▸ **Your goal**
Without the images, write out the whole listing exactly.

▸ **Available data**
────────

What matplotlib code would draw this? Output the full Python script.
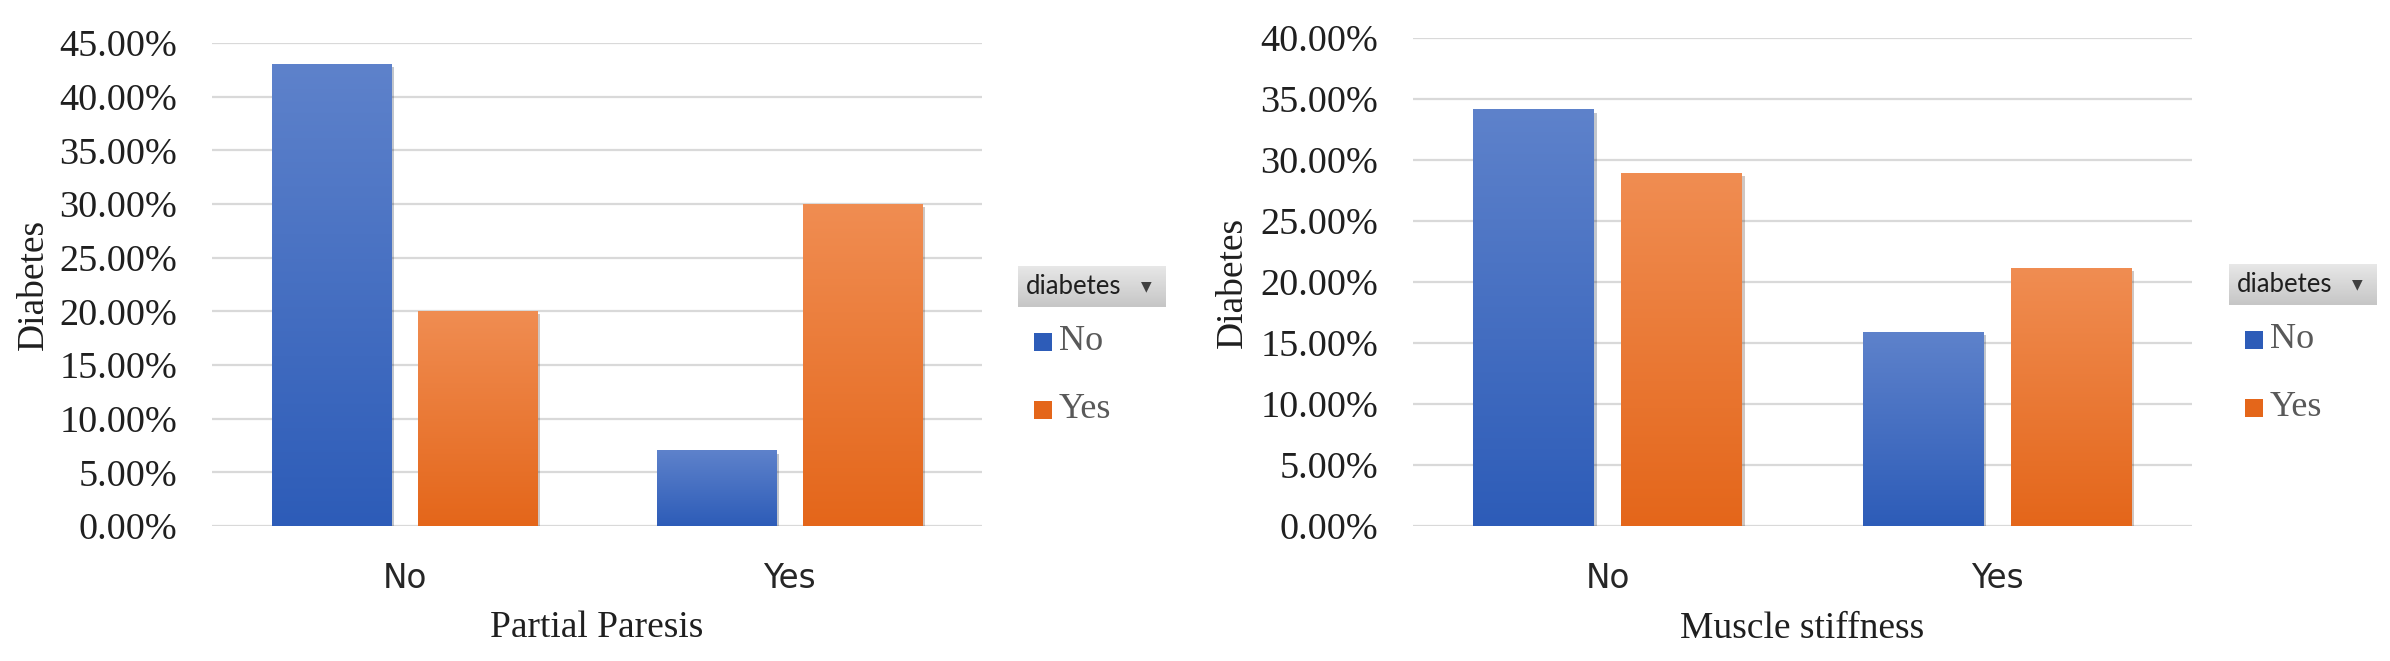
import matplotlib.pyplot as plt
import numpy as np
from matplotlib import patheffects
from matplotlib.colors import LinearSegmentedColormap
from matplotlib.patches import Rectangle
from matplotlib.ticker import PercentFormatter

categories = ['No', 'Yes']
series_names = ['No', 'Yes']

# percentages of diabetes = No / Yes for each category
paresis_diab_no = [43.0, 7.0]
paresis_diab_yes = [20.0, 30.0]
stiffness_diab_no = [34.1, 15.9]
stiffness_diab_yes = [28.9, 21.1]

W, H = 2390, 661
BLUE = ('#5E82CB', '#2D5CB8')
ORANGE = ('#F08D52', '#E4661A')
SERIF = 'Liberation Serif'


def px(x, y):
    # figure fraction from pixel position (top-left origin)
    return x / W, 1 - y / H


def gradient_bars(ax, bars, colors):
    cmap = LinearSegmentedColormap.from_list('g', [colors[1], colors[0]])
    grad = np.linspace(0, 1, 256).reshape(-1, 1)
    for b in bars:
        x0, y0 = b.get_x(), b.get_y()
        ax.imshow(grad, cmap=cmap, origin='lower', aspect='auto',
                  extent=(x0, x0 + b.get_width(), y0, y0 + b.get_height()),
                  zorder=3, interpolation='bilinear')


def draw_chart(ax, no_vals, yes_vals, ymax, xlabel):
    x = np.arange(len(categories))
    width, off = 0.31, 0.19
    shadow = [patheffects.SimplePatchShadow(offset=(2, -2), alpha=0.25),
              patheffects.Normal()]
    b1 = ax.bar(x - off, no_vals, width, color=BLUE[1], zorder=2,
                path_effects=shadow)
    b2 = ax.bar(x + off, yes_vals, width, color=ORANGE[1], zorder=2,
                path_effects=shadow)
    gradient_bars(ax, b1, BLUE)
    gradient_bars(ax, b2, ORANGE)

    ax.set_xlim(-0.5, len(categories) - 0.5)
    ax.set_ylim(0, ymax)
    ax.set_yticks(np.arange(0, ymax + 0.1, 5))
    ax.yaxis.set_major_formatter(PercentFormatter(xmax=100, decimals=2))
    ax.set_xticks(x)
    ax.set_xticklabels(categories, fontfamily='DejaVu Sans', fontsize=23.5,
                       color='#262626')
    for lbl in ax.get_yticklabels():
        lbl.set_fontfamily(SERIF)
        lbl.set_fontsize(27.5)
        lbl.set_color('#1F1F1F')
    ax.tick_params(axis='both', length=0)
    ax.tick_params(axis='y', pad=25)
    ax.tick_params(axis='x', pad=26)

    ax.yaxis.grid(True, color='#D9D9D9', linewidth=1.6)
    ax.set_axisbelow(True)
    for s in ax.spines.values():
        s.set_visible(False)

    ax.set_ylabel('Diabetes', fontfamily=SERIF, fontsize=27, color='#1F1F1F')
    ax.yaxis.label.set_va('center')
    ax.yaxis.set_label_coords(-0.232, 0.5)
    ax.set_xlabel(xlabel, fontfamily=SERIF, fontsize=27, color='#1F1F1F')
    ax.xaxis.label.set_va('center')
    ax.xaxis.set_label_coords(0.5, -0.211)


def draw_legend(fig, left, top):
    # filter button box with gray gradient
    bw, bh = 148, 41
    gx0, gy1 = px(left, top)
    gx1, gy0 = px(left + bw, top + bh)
    gax = fig.add_axes([gx0, gy0, gx1 - gx0, gy1 - gy0])
    gcmap = LinearSegmentedColormap.from_list('gray', ['#C6C6C6', '#E8E8E8'])
    gax.imshow(np.linspace(0, 1, 64).reshape(-1, 1), cmap=gcmap,
               origin='lower', aspect='auto', extent=(0, 1, 0, 1))
    gax.set_axis_off()
    fig.text(*px(left + 8, top + bh / 2), 'diabetes', fontfamily='Lato',
             fontsize=18.5, color='#1F1F1F', va='center', ha='left')
    fig.text(*px(left + 128, top + bh / 2), '\u25BC', fontfamily='DejaVu Sans',
             fontsize=10, color='#404040', va='center', ha='center')

    colors = [BLUE, ORANGE]
    rows = [top + 76, top + 144]
    for name, col, cy in zip(series_names, colors, rows):
        sx, sy = px(left + 16, cy + 9)
        fig.patches.append(Rectangle((sx, sy), 18 / W, 18 / H,
                                     transform=fig.transFigure,
                                     facecolor=col[1], edgecolor='none'))
        fig.text(*px(left + 41, cy), name, fontfamily=SERIF, fontsize=26,
                 color='#595959', va='center', ha='left')


fig = plt.figure(figsize=(W / 100, H / 100), dpi=100)

ax1 = fig.add_axes([212 / W, 1 - 526 / H, (982 - 212) / W, (526 - 43) / H])
draw_chart(ax1, paresis_diab_no, paresis_diab_yes, 45, 'Partial Paresis')

ax2 = fig.add_axes([1413 / W, 1 - 526 / H, (2192 - 1413) / W, (526 - 38) / H])
draw_chart(ax2, stiffness_diab_no, stiffness_diab_yes, 40, 'Muscle stiffness')

draw_legend(fig, 1018, 266)
draw_legend(fig, 2229, 264)

fig.savefig('out.png', dpi=100)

────────

▸ **Answer for this exercise**
What matplotlib code would draw this? Output the full Python script.
import matplotlib.pyplot as plt
import numpy as np
from matplotlib import patheffects
from matplotlib.colors import LinearSegmentedColormap
from matplotlib.patches import Rectangle
from matplotlib.ticker import PercentFormatter

categories = ['No', 'Yes']
series_names = ['No', 'Yes']

# percentages of diabetes = No / Yes for each category
paresis_diab_no = [43.0, 7.0]
paresis_diab_yes = [20.0, 30.0]
stiffness_diab_no = [34.1, 15.9]
stiffness_diab_yes = [28.9, 21.1]

W, H = 2390, 661
BLUE = ('#5E82CB', '#2D5CB8')
ORANGE = ('#F08D52', '#E4661A')
SERIF = 'Liberation Serif'


def px(x, y):
    # figure fraction from pixel position (top-left origin)
    return x / W, 1 - y / H


def gradient_bars(ax, bars, colors):
    cmap = LinearSegmentedColormap.from_list('g', [colors[1], colors[0]])
    grad = np.linspace(0, 1, 256).reshape(-1, 1)
    for b in bars:
        x0, y0 = b.get_x(), b.get_y()
        ax.imshow(grad, cmap=cmap, origin='lower', aspect='auto',
                  extent=(x0, x0 + b.get_width(), y0, y0 + b.get_height()),
                  zorder=3, interpolation='bilinear')


def draw_chart(ax, no_vals, yes_vals, ymax, xlabel):
    x = np.arange(len(categories))
    width, off = 0.31, 0.19
    shadow = [patheffects.SimplePatchShadow(offset=(2, -2), alpha=0.25),
              patheffects.Normal()]
    b1 = ax.bar(x - off, no_vals, width, color=BLUE[1], zorder=2,
                path_effects=shadow)
    b2 = ax.bar(x + off, yes_vals, width, color=ORANGE[1], zorder=2,
                path_effects=shadow)
    gradient_bars(ax, b1, BLUE)
    gradient_bars(ax, b2, ORANGE)

    ax.set_xlim(-0.5, len(categories) - 0.5)
    ax.set_ylim(0, ymax)
    ax.set_yticks(np.arange(0, ymax + 0.1, 5))
    ax.yaxis.set_major_formatter(PercentFormatter(xmax=100, decimals=2))
    ax.set_xticks(x)
    ax.set_xticklabels(categories, fontfamily='DejaVu Sans', fontsize=23.5,
                       color='#262626')
    for lbl in ax.get_yticklabels():
        lbl.set_fontfamily(SERIF)
        lbl.set_fontsize(27.5)
        lbl.set_color('#1F1F1F')
    ax.tick_params(axis='both', length=0)
    ax.tick_params(axis='y', pad=25)
    ax.tick_params(axis='x', pad=26)

    ax.yaxis.grid(True, color='#D9D9D9', linewidth=1.6)
    ax.set_axisbelow(True)
    for s in ax.spines.values():
        s.set_visible(False)

    ax.set_ylabel('Diabetes', fontfamily=SERIF, fontsize=27, color='#1F1F1F')
    ax.yaxis.label.set_va('center')
    ax.yaxis.set_label_coords(-0.232, 0.5)
    ax.set_xlabel(xlabel, fontfamily=SERIF, fontsize=27, color='#1F1F1F')
    ax.xaxis.label.set_va('center')
    ax.xaxis.set_label_coords(0.5, -0.211)


def draw_legend(fig, left, top):
    # filter button box with gray gradient
    bw, bh = 148, 41
    gx0, gy1 = px(left, top)
    gx1, gy0 = px(left + bw, top + bh)
    gax = fig.add_axes([gx0, gy0, gx1 - gx0, gy1 - gy0])
    gcmap = LinearSegmentedColormap.from_list('gray', ['#C6C6C6', '#E8E8E8'])
    gax.imshow(np.linspace(0, 1, 64).reshape(-1, 1), cmap=gcmap,
               origin='lower', aspect='auto', extent=(0, 1, 0, 1))
    gax.set_axis_off()
    fig.text(*px(left + 8, top + bh / 2), 'diabetes', fontfamily='Lato',
             fontsize=18.5, color='#1F1F1F', va='center', ha='left')
    fig.text(*px(left + 128, top + bh / 2), '\u25BC', fontfamily='DejaVu Sans',
             fontsize=10, color='#404040', va='center', ha='center')

    colors = [BLUE, ORANGE]
    rows = [top + 76, top + 144]
    for name, col, cy in zip(series_names, colors, rows):
        sx, sy = px(left + 16, cy + 9)
        fig.patches.append(Rectangle((sx, sy), 18 / W, 18 / H,
                                     transform=fig.transFigure,
                                     facecolor=col[1], edgecolor='none'))
        fig.text(*px(left + 41, cy), name, fontfamily=SERIF, fontsize=26,
                 color='#595959', va='center', ha='left')


fig = plt.figure(figsize=(W / 100, H / 100), dpi=100)

ax1 = fig.add_axes([212 / W, 1 - 526 / H, (982 - 212) / W, (526 - 43) / H])
draw_chart(ax1, paresis_diab_no, paresis_diab_yes, 45, 'Partial Paresis')

ax2 = fig.add_axes([1413 / W, 1 - 526 / H, (2192 - 1413) / W, (526 - 38) / H])
draw_chart(ax2, stiffness_diab_no, stiffness_diab_yes, 40, 'Muscle stiffness')

draw_legend(fig, 1018, 266)
draw_legend(fig, 2229, 264)

fig.savefig('out.png', dpi=100)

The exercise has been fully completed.